# Questions about the term Ser



## Alex (Jun 29, 2012)

Ok, I here this term ALL the time on tv and I see it in books a lot.  Is Ser simply another way to say Sir? Is it used only for knights and nobles? Basically, I'm looking for specifics.


----------



## Ireth (Jun 29, 2012)

I've never seen or heard the term Ser used outside of some of the stories on this forum. I've assumed it's an alternate way to spell sir, though in my opinion it's an unusual one, and one I wouldn't use personally.


----------



## Agran Velion (Jun 30, 2012)

Wikipedia said:
			
		

> Ser is a gender-neutral form of Sir that has been used in the Dragon Age video game series by BioWare, in the video game Dragon's Dogma by Capcom, in Greg Bear's The Way novels, and in A Song of Ice and Fire by George R R Martin (although only men can be called 'Ser' in this case). It has since been adopted by members of the transgender community as a gender-neutral social title and salutation.
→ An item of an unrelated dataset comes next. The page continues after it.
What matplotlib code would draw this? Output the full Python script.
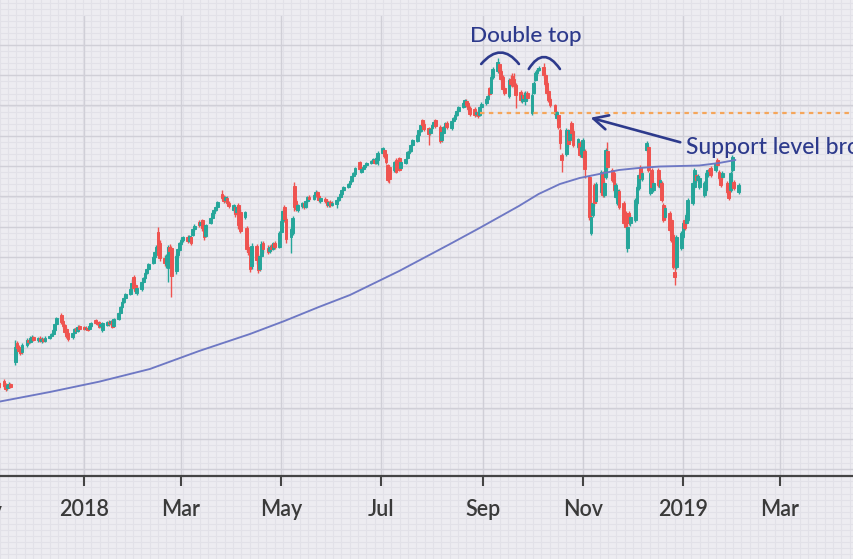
import matplotlib
matplotlib.use("Agg")
import matplotlib.pyplot as plt
import matplotlib.dates as mdates
from matplotlib.path import Path
from matplotlib.patches import PathPatch
from matplotlib.ticker import MultipleLocator, FuncFormatter
import numpy as np
import pandas as pd

# ---------------- data (one row per trading week) ----------------
opens = [
    88, 86,
    88, 84, 81, 83, 85,
    107, 126, 122, 119, 117,
    124, 129, 127, 130, 132,
    129, 131, 128, 130, 128,
    131, 133, 135, 139, 145,
    154, 148, 144, 140, 136,
    132, 136, 141, 138, 143,
    142, 140, 141, 140, 143,
    149, 147, 147, 143, 139,
    144, 147, 146, 148, 143,
    150, 156, 162, 167, 171,
    175, 181, 192, 184, 176,
    180, 187, 191, 196, 200,
    206, 212, 217, 237, 226,
    211, 205, 201, 222, 221,
    198, 214, 219, 225, 229,
    232, 228, 232, 234, 240,
    247, 244, 249, 241, 233,
    246, 251, 256, 259, 262,
    275, 272, 269, 271, 266,
    259, 262, 257, 264, 257,
    252, 241, 222, 217, 203,
    223, 211, 200, 213, 226,
    221, 218, 222, 220, 226,
    222, 237, 249, 262, 250,
    232, 236, 283, 268, 259,
    263, 266, 262, 268, 272,
    270, 274, 277, 273, 268,
    270, 268, 264, 267, 264,
    265, 269, 272, 275, 279,
    282, 285, 288, 293, 295,
    307, 297, 300, 302, 304,
    306, 308, 309, 306, 309,
    316, 319, 315, 304, 302,
    299, 309, 309, 311, 301,
    306, 311, 316, 318, 324,
    328, 334, 338, 349, 345,
    341, 336, 341, 344, 349,
    342, 329, 336, 342, 346,
    341, 348, 350, 354, 358,
    362, 366, 368, 366, 361,
    360, 355, 357, 354, 362,
    366, 370, 381, 376, 392,
    398, 405, 398, 392, 381,
    373, 390, 393, 390, 384,
    377, 368, 374, 368, 376,
    356, 376, 389, 396, 399,
    402, 394, 386, 378, 370,
    364, 351, 354, 339, 314,
    315, 338, 329, 346, 338,
    322, 326, 315, 312, 318,
    292, 236, 254, 284, 268,
    277, 296, 274, 292, 318,
    299, 296, 272, 266, 278,
    266, 256, 221, 256, 246,
    249, 266, 281, 302, 290,
    319, 322, 276, 299, 279,
    299, 282, 286, 264, 252,
    256, 249, 234, 197, 202,
    221, 232, 249, 246, 249,
    266, 282, 294, 289, 282,
    274, 279, 294, 299, 301,
    299, 309, 297, 294, 292,
    286, 282, 279, 299, 287,
    277,
]
closes = [
    85, 82,
    83, 80, 84, 85, 82,
    122, 121, 118, 116, 124,
    129, 127, 131, 132, 129,
    131, 128, 130, 128, 131,
    133, 135, 139, 145, 151,
    147, 143, 137, 133, 130,
    136, 140, 138, 142, 140,
    140, 141, 139, 143, 146,
    146, 145, 142, 145, 146,
    147, 145, 148, 142, 150,
    156, 162, 167, 171, 175,
    180, 186, 181, 178, 181,
    187, 191, 196, 200, 205,
    212, 217, 222, 214, 211,
    206, 213, 222, 218, 193,
    213, 220, 226, 229, 232,
    228, 233, 226, 240, 243,
    244, 247, 241, 232, 244,
    251, 256, 259, 262, 267,
    271, 268, 272, 266, 263,
    264, 255, 262, 244, 238,
    257, 220, 217, 200, 223,
    209, 199, 213, 225, 220,
    217, 222, 220, 226, 222,
    236, 248, 258, 250, 230,
    240, 251, 262, 260, 264,
    266, 262, 268, 272, 270,
    274, 277, 273, 269, 271,
    268, 264, 267, 264, 266,
    269, 272, 275, 279, 282,
    285, 288, 293, 296, 301,
    300, 300, 302, 304, 306,
    308, 310, 306, 311, 316,
    321, 313, 307, 289, 290,
    307, 297, 302, 299, 307,
    310, 317, 318, 324, 329,
    334, 339, 344, 344, 340,
    335, 340, 344, 347, 343,
    328, 337, 342, 346, 342,
    348, 351, 354, 358, 362,
    366, 369, 364, 360, 355,
    354, 357, 353, 362, 365,
    370, 373, 375, 392, 400,
    407, 398, 390, 380, 376,
    389, 385, 384, 383, 374,
    369, 374, 371, 376, 371,
    374, 386, 396, 399, 401,
    394, 385, 376, 369, 364,
    355, 357, 342, 326, 309,
    339, 325, 339, 336, 324,
    330, 314, 322, 329, 300,
    252, 252, 266, 266, 285,
    297, 274, 286, 319, 302,
    289, 279, 284, 279, 262,
    246, 242, 242, 246, 252,
    269, 282, 294, 291, 296,
    326, 299, 296, 282, 286,
    284, 289, 269, 249, 261,
    239, 229, 202, 192, 232,
    236, 246, 241, 254, 269,
    286, 299, 289, 293, 291,
    286, 296, 299, 298, 294,
    306, 304, 291, 284, 296,
    277, 271, 296, 312, 281,
    284,
]
highs = [
    90, 87,
    90, 86, 85, 87, 86,
    129, 128, 124, 121, 126,
    131, 131, 133, 134, 133,
    132, 133, 132, 131, 133,
    134, 136, 140, 146, 152,
    156, 149, 145, 142, 137,
    137, 141, 142, 144, 144,
    143, 143, 142, 144, 147,
    150, 148, 148, 146, 147,
    148, 149, 149, 149, 151,
    157, 163, 168, 173, 176,
    181, 190, 194, 186, 182,
    188, 192, 197, 201, 206,
    213, 218, 224, 242, 229,
    214, 215, 224, 225, 223,
    215, 221, 227, 231, 233,
    234, 234, 233, 241, 245,
    249, 248, 250, 243, 245,
    252, 257, 260, 264, 268,
    279, 274, 273, 273, 268,
    265, 263, 264, 266, 260,
    258, 243, 225, 219, 226,
    225, 214, 215, 228, 228,
    224, 224, 225, 227, 228,
    238, 250, 260, 264, 252,
    242, 253, 287, 270, 265,
    267, 268, 269, 273, 274,
    275, 279, 278, 274, 272,
    272, 270, 268, 269, 268,
    270, 273, 276, 280, 283,
    286, 289, 294, 297, 302,
    308, 301, 303, 305, 307,
    309, 311, 311, 312, 318,
    322, 320, 316, 305, 304,
    308, 311, 311, 312, 308,
    311, 318, 320, 325, 330,
    335, 340, 345, 350, 347,
    342, 341, 345, 349, 350,
    344, 338, 343, 347, 348,
    349, 352, 356, 360, 363,
    367, 370, 370, 367, 363,
    362, 359, 358, 364, 367,
    371, 375, 382, 394, 402,
    411, 407, 400, 394, 383,
    391, 394, 396, 396, 386,
    379, 376, 377, 378, 378,
    376, 388, 398, 401, 403,
    406, 396, 388, 380, 372,
    365, 358, 355, 341, 316,
    341, 340, 340, 348, 340,
    331, 328, 324, 331, 320,
    294, 254, 268, 286, 287,
    299, 298, 288, 321, 327,
    301, 298, 286, 281, 280,
    268, 258, 244, 258, 254,
    271, 284, 296, 304, 298,
    328, 324, 298, 301, 288,
    301, 291, 288, 266, 263,
    258, 251, 236, 202, 234,
    238, 248, 251, 256, 271,
    288, 301, 296, 295, 293,
    288, 298, 300, 301, 303,
    308, 311, 299, 296, 298,
    288, 284, 298, 314, 289,
    286,
]
lows = [
    83, 80,
    81, 78, 79, 82, 81,
    104, 119, 116, 114, 115,
    122, 125, 126, 129, 128,
    127, 127, 126, 127, 127,
    130, 132, 134, 138, 144,
    145, 141, 135, 131, 128,
    130, 135, 137, 137, 139,
    139, 139, 138, 139, 142,
    145, 144, 141, 141, 137,
    143, 143, 144, 141, 142,
    149, 155, 161, 166, 170,
    174, 180, 179, 176, 174,
    178, 186, 190, 195, 199,
    205, 211, 216, 212, 208,
    203, 201, 187, 215, 172,
    195, 212, 217, 224, 227,
    226, 227, 224, 233, 238,
    242, 243, 238, 229, 232,
    245, 250, 254, 258, 261,
    269, 266, 267, 264, 261,
    257, 252, 254, 240, 236,
    250, 217, 214, 197, 200,
    205, 196, 198, 212, 216,
    215, 216, 218, 219, 220,
    221, 236, 248, 247, 226,
    216, 234, 258, 258, 257,
    261, 260, 261, 266, 268,
    269, 272, 271, 267, 266,
    266, 262, 262, 262, 263,
    261, 268, 271, 274, 278,
    281, 284, 287, 292, 294,
    298, 296, 299, 301, 303,
    305, 307, 305, 305, 304,
    315, 311, 305, 287, 286,
    297, 296, 300, 298, 300,
    305, 310, 315, 317, 323,
    327, 333, 337, 342, 338,
    324, 334, 340, 343, 341,
    326, 327, 335, 341, 340,
    339, 346, 349, 353, 357,
    361, 365, 362, 358, 353,
    352, 353, 351, 353, 361,
    364, 369, 373, 375, 390,
    396, 396, 388, 378, 374,
    371, 383, 382, 381, 361,
    367, 366, 369, 364, 369,
    354, 375, 388, 394, 398,
    391, 383, 374, 367, 362,
    353, 349, 340, 320, 297,
    313, 322, 327, 334, 322,
    320, 312, 313, 310, 291,
    249, 234, 252, 263, 266,
    275, 272, 272, 290, 300,
    287, 277, 270, 264, 260,
    244, 240, 217, 244, 243,
    247, 264, 279, 289, 288,
    317, 297, 274, 280, 277,
    282, 280, 267, 247, 250,
    237, 227, 200, 184, 200,
    219, 230, 239, 244, 247,
    264, 280, 287, 287, 280,
    272, 277, 292, 296, 292,
    297, 302, 289, 282, 290,
    275, 269, 277, 297, 279,
    275,
]
first_day = "2017-11-09"

# long moving-average line (read at points along the curve)
ma_dates = ["2017-11-09", "2017-12-11", "2018-01-10", "2018-02-10", "2018-02-25",
            "2018-03-12", "2018-04-12", "2018-05-03", "2018-05-24", "2018-06-12",
            "2018-07-12", "2018-08-12", "2018-08-30", "2018-09-11", "2018-09-23",
            "2018-10-05", "2018-10-18", "2018-10-30", "2018-11-11", "2018-11-23",
            "2018-12-05", "2018-12-18", "2018-12-30", "2019-01-11", "2019-01-23",
            "2019-02-02"]
ma_values = [67, 77, 87.3, 100, 109, 118, 135, 148, 162, 174,
             198, 225, 241, 252, 263, 275, 285, 291, 295, 299,
             301, 302.5, 303, 303.5, 306, 309]

support_level = 356
support_start = "2018-08-30"

tick_months = ["2018-01-01", "2018-03-01", "2018-05-01", "2018-07-01",
               "2018-09-01", "2018-11-01", "2019-01-01", "2019-03-01"]

# ---------------- style ----------------
BG = "#EDECF1"
MINOR = "#E2E1E8"
MAJOR = "#D0CFD7"
UP = "#26A69A"
DOWN = "#EF5350"
MA_COL = "#6E78C4"
SUP_COL = "#F5A65B"
NAVY = "#2D3A8C"
FONT = ["Lato", "DejaVu Sans"]

W, H = 854, 559
fig = plt.figure(figsize=(W / 100, H / 100), dpi=100)
fig.patch.set_facecolor(BG)

# paper texture (fine grid over the whole figure)
bg = fig.add_axes([0, 0, 1, 1])
bg.set_xlim(0, W)
bg.set_ylim(H, 0)
bg.axis("off")
bg.set_zorder(0)
for xv in np.arange(83.0 - 8.333 * 10, W + 1, 8.333):
    bg.axvline(xv, color=MINOR, lw=0.75)
for yv in np.arange(439.0 - 6.06 * 73, H + 1, 6.06):
    bg.axhline(yv, color=MINOR, lw=0.75)

ax = fig.add_axes([0, 83 / H, 1, 460 / H])
ax.set_facecolor("none")
ax.set_zorder(1)

x = mdates.date2num(pd.bdate_range(first_day, periods=len(opens)))
o = np.array(opens, float)
c = np.array(closes, float)
h = np.array(highs, float)
l = np.array(lows, float)
col = np.where(c >= o, UP, DOWN)

ax.vlines(x, l, h, colors=col, lw=1.0, zorder=3)
ax.bar(x, np.maximum(np.abs(c - o), 1.0), bottom=np.minimum(o, c), width=1.7,
       color=col, edgecolor=col, linewidth=0.7, zorder=4)

ax.plot(mdates.date2num(pd.to_datetime(ma_dates)), ma_values, color=MA_COL,
        lw=1.35, zorder=5, solid_capstyle="round", solid_joinstyle="round")

base = mdates.date2num(pd.Timestamp("2018-01-01"))
ax.set_xlim(base - 51.4, base + 469.3)
ax.set_ylim(-7, 453)

ax.plot([mdates.date2num(pd.Timestamp(support_start)), base + 480],
        [support_level, support_level], color=SUP_COL, lw=1.6,
        linestyle=(0, (2.0, 2.0)), zorder=5, clip_on=True)

# grid + axes
ax.yaxis.set_major_locator(MultipleLocator(30.3))
ax.set_xticks(mdates.date2num(pd.to_datetime(tick_months)))


def fmt(v, pos):
    d = mdates.num2date(v)
    return str(d.year) if d.month == 1 else d.strftime("%b")


ax.xaxis.set_major_formatter(FuncFormatter(fmt))
ax.grid(True, which="major", color=MAJOR, lw=1.0)
ax.set_axisbelow(True)
for s in ["top", "left", "right"]:
    ax.spines[s].set_visible(False)
ax.spines["bottom"].set_color("#444444")
ax.spines["bottom"].set_linewidth(1.6)
ax.tick_params(axis="y", left=False, labelleft=False)
ax.tick_params(axis="x", direction="out", length=7.5, width=1.5, color="#444444",
               pad=9, labelsize=15.5, labelcolor="#3a3a3a")
for lab in ax.get_xticklabels():
    lab.set_fontfamily(FONT)
    lab.set_fontweight("semibold")

# partially visible label at the left edge
ax.text(mdates.date2num(pd.Timestamp("2017-10-31")), -0.0775, "Nov",
        transform=ax.get_xaxis_transform(), ha="center", va="center",
        fontsize=15.5, family=FONT, fontweight="semibold", color="#3a3a3a",
        clip_on=False)

# annotations
def d(s):
    return mdates.date2num(pd.Timestamp(s))

ax.text(d("2018-09-27"), 433, "Double top", ha="center", va="center",
        fontsize=16.2, family=FONT, fontweight="medium", color=NAVY, zorder=6)
for a, m, b, ya, ym in [("2018-08-31", "2018-09-12", "2018-09-23", 405, 428),
                        ("2018-09-29", "2018-10-08", "2018-10-18", 400, 424)]:
    p = Path([(d(a), ya), (d(m), ym), (d(b), ya)],
             [Path.MOVETO, Path.CURVE3, Path.CURVE3])
    ax.add_patch(PathPatch(p, fill=False, edgecolor=NAVY, lw=1.9, zorder=6,
                           capstyle="round"))

ax.annotate("", xy=(d("2018-11-04"), 352), xytext=(d("2019-01-01"), 326),
            arrowprops=dict(arrowstyle="->", color=NAVY, lw=1.9,
                            mutation_scale=26), zorder=6)
ax.text(d("2019-01-03"), 322, "Support level broken", ha="left", va="center",
        fontsize=16.5, family=FONT, fontweight="medium", color=NAVY, zorder=6,
        clip_on=False)

fig.savefig("out.png", dpi=100, facecolor=BG)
So if I'm correct, it wasn't even used in the Middle Ages (unless it was due to Old English spelling). So it appears to be simply a different spelling of Sir.


----------



## Alex (Jun 30, 2012)

Ah, thank you very much.  I had heard the term in several games and read it in game of thrones. It had been driving me nuts.  I didn't realize it was a wiki article.


----------



## grahamguitarman (Jul 9, 2012)

its just a invention created for storytelling purposes


----------